* Written task: Copy out the material below in full, but not its images.

* Provided material:

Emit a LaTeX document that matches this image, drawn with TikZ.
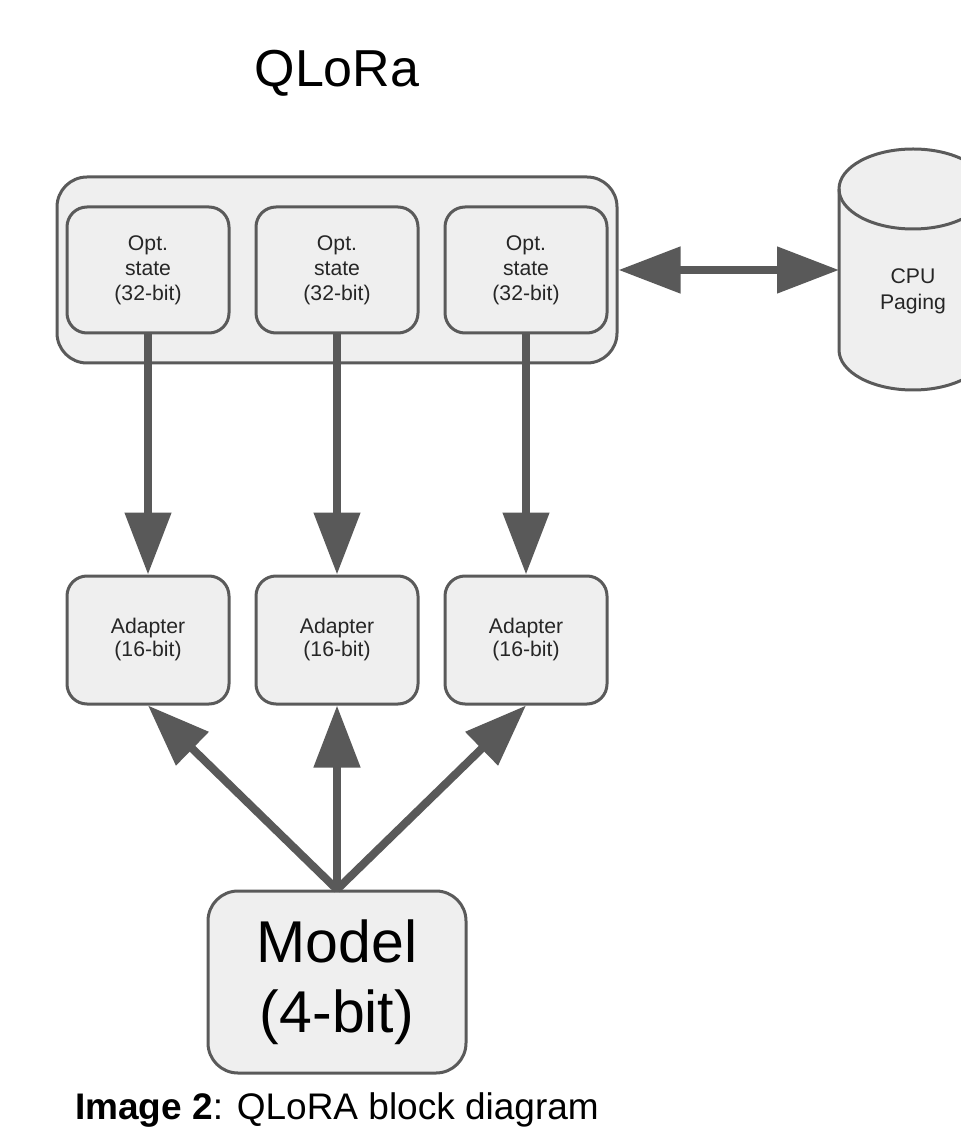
\documentclass[tikz,border=0pt]{standalone}
\usepackage{fontspec}
\setmainfont{Liberation Sans}
\usetikzlibrary{positioning, arrows.meta, backgrounds}
\usepackage{xcolor}
\definecolor{boxfill}{HTML}{EFEFEF}
\definecolor{boxline}{HTML}{5A5A5A}
\definecolor{arrowgray}{HTML}{595959}
\definecolor{inktext}{HTML}{262626}

\begin{document}
\begin{tikzpicture}[
    x=0.5pt, y=-0.5pt,
    node distance=12pt,
    block/.style={rectangle, rounded corners=10pt, draw=boxline, fill=boxfill, line width=1.5pt, align=center, inner sep=0pt, text=inktext},
    optbox/.style={block, minimum width=81pt, minimum height=63pt, font=\fontsize{10.6}{12.5}\selectfont},
    adapter/.style={block, minimum width=81pt, minimum height=64pt, font=\fontsize{10.6}{11.5}\selectfont},
    panel/.style={block, rounded corners=15pt, minimum width=280pt, minimum height=93pt},
    modelbox/.style={block, rounded corners=15pt, minimum width=129pt, minimum height=91pt, text=black, font=\fontsize{29.5}{35}\selectfont},
    store/.style={draw=boxline, fill=boxfill, line width=1.5pt},
    flow/.style={-{Triangle[length=31pt, width=22.5pt]}, line width=4pt, draw=arrowgray},
    paging/.style={{Triangle[length=31pt, width=22.5pt]}-{Triangle[length=31pt, width=22.5pt]}, line width=4pt, draw=arrowgray}
]
    \useasboundingbox (0,0) rectangle (960,1143);

    % Title
    \node[font=\fontsize{26}{31}\selectfont] (title) at (337,73) {QLoRa};

    % Optimizer states
    \node[panel] (panel) at (337,270) {};
    \node[optbox] (opt2) at (panel) {Opt.\\state\\(32-bit)};
    \node[optbox, left=of opt2] (opt1) {Opt.\\state\\(32-bit)};
    \node[optbox, right=of opt2] (opt3) {Opt.\\state\\(32-bit)};

    % Adapters
    \node[adapter, below=120pt of opt1] (ad1) {Adapter\\(16-bit)};
    \node[adapter, below=120pt of opt2] (ad2) {Adapter\\(16-bit)};
    \node[adapter, below=120pt of opt3] (ad3) {Adapter\\(16-bit)};

    % Model
    \node[modelbox, below=92pt of ad2] (model) {Model\\(4-bit)};

    % CPU paging
    \node[minimum width=74pt, inner sep=0pt, outer sep=0pt, align=center, text=inktext, font=\fontsize{10.6}{13}\selectfont] (cpu) at (913,291) {CPU\\Paging};
    \begin{scope}[on background layer]
        \path[store] ([yshift=51pt]cpu.west) -- ([yshift=-29.5pt]cpu.west)
            arc[start angle=180, end angle=360, x radius=37pt, y radius=20pt]
            -- ([yshift=51pt]cpu.east)
            arc[start angle=0, end angle=180, x radius=37pt, y radius=20pt] -- cycle;
        \draw[store, fill=none] ([yshift=51pt]cpu.west)
            arc[start angle=180, end angle=360, x radius=37pt, y radius=20pt];
    \end{scope}

    % Caption
    \node[anchor=west, font=\fontsize{18.5}{22}\selectfont] (caption) at (68,1110) {\textbf{Image 2}: QLoRA block diagram};

    % Connections
    \draw[flow] (opt1) -- (ad1);
    \draw[flow] (opt2) -- (ad2);
    \draw[flow] (opt3) -- (ad3);
    \draw[flow] (model.north) -- (ad1.south);
    \draw[flow] (model.north) -- (ad2.south);
    \draw[flow] (model.north) -- (ad3.south);
    \draw[paging] (panel.east) -- (panel.east -| cpu.west);

\end{tikzpicture}
\end{document}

* Reply to the task:
Emit a LaTeX document that matches this image, drawn with TikZ.
\documentclass[tikz,border=0pt]{standalone}
\usepackage{fontspec}
\setmainfont{Liberation Sans}
\usetikzlibrary{positioning, arrows.meta, backgrounds}
\usepackage{xcolor}
\definecolor{boxfill}{HTML}{EFEFEF}
\definecolor{boxline}{HTML}{5A5A5A}
\definecolor{arrowgray}{HTML}{595959}
\definecolor{inktext}{HTML}{262626}

\begin{document}
\begin{tikzpicture}[
    x=0.5pt, y=-0.5pt,
    node distance=12pt,
    block/.style={rectangle, rounded corners=10pt, draw=boxline, fill=boxfill, line width=1.5pt, align=center, inner sep=0pt, text=inktext},
    optbox/.style={block, minimum width=81pt, minimum height=63pt, font=\fontsize{10.6}{12.5}\selectfont},
    adapter/.style={block, minimum width=81pt, minimum height=64pt, font=\fontsize{10.6}{11.5}\selectfont},
    panel/.style={block, rounded corners=15pt, minimum width=280pt, minimum height=93pt},
    modelbox/.style={block, rounded corners=15pt, minimum width=129pt, minimum height=91pt, text=black, font=\fontsize{29.5}{35}\selectfont},
    store/.style={draw=boxline, fill=boxfill, line width=1.5pt},
    flow/.style={-{Triangle[length=31pt, width=22.5pt]}, line width=4pt, draw=arrowgray},
    paging/.style={{Triangle[length=31pt, width=22.5pt]}-{Triangle[length=31pt, width=22.5pt]}, line width=4pt, draw=arrowgray}
]
    \useasboundingbox (0,0) rectangle (960,1143);

    % Title
    \node[font=\fontsize{26}{31}\selectfont] (title) at (337,73) {QLoRa};

    % Optimizer states
    \node[panel] (panel) at (337,270) {};
    \node[optbox] (opt2) at (panel) {Opt.\\state\\(32-bit)};
    \node[optbox, left=of opt2] (opt1) {Opt.\\state\\(32-bit)};
    \node[optbox, right=of opt2] (opt3) {Opt.\\state\\(32-bit)};

    % Adapters
    \node[adapter, below=120pt of opt1] (ad1) {Adapter\\(16-bit)};
    \node[adapter, below=120pt of opt2] (ad2) {Adapter\\(16-bit)};
    \node[adapter, below=120pt of opt3] (ad3) {Adapter\\(16-bit)};

    % Model
    \node[modelbox, below=92pt of ad2] (model) {Model\\(4-bit)};

    % CPU paging
    \node[minimum width=74pt, inner sep=0pt, outer sep=0pt, align=center, text=inktext, font=\fontsize{10.6}{13}\selectfont] (cpu) at (913,291) {CPU\\Paging};
    \begin{scope}[on background layer]
        \path[store] ([yshift=51pt]cpu.west) -- ([yshift=-29.5pt]cpu.west)
            arc[start angle=180, end angle=360, x radius=37pt, y radius=20pt]
            -- ([yshift=51pt]cpu.east)
            arc[start angle=0, end angle=180, x radius=37pt, y radius=20pt] -- cycle;
        \draw[store, fill=none] ([yshift=51pt]cpu.west)
            arc[start angle=180, end angle=360, x radius=37pt, y radius=20pt];
    \end{scope}

    % Caption
    \node[anchor=west, font=\fontsize{18.5}{22}\selectfont] (caption) at (68,1110) {\textbf{Image 2}: QLoRA block diagram};

    % Connections
    \draw[flow] (opt1) -- (ad1);
    \draw[flow] (opt2) -- (ad2);
    \draw[flow] (opt3) -- (ad3);
    \draw[flow] (model.north) -- (ad1.south);
    \draw[flow] (model.north) -- (ad2.south);
    \draw[flow] (model.north) -- (ad3.south);
    \draw[paging] (panel.east) -- (panel.east -| cpu.west);

\end{tikzpicture}
\end{document}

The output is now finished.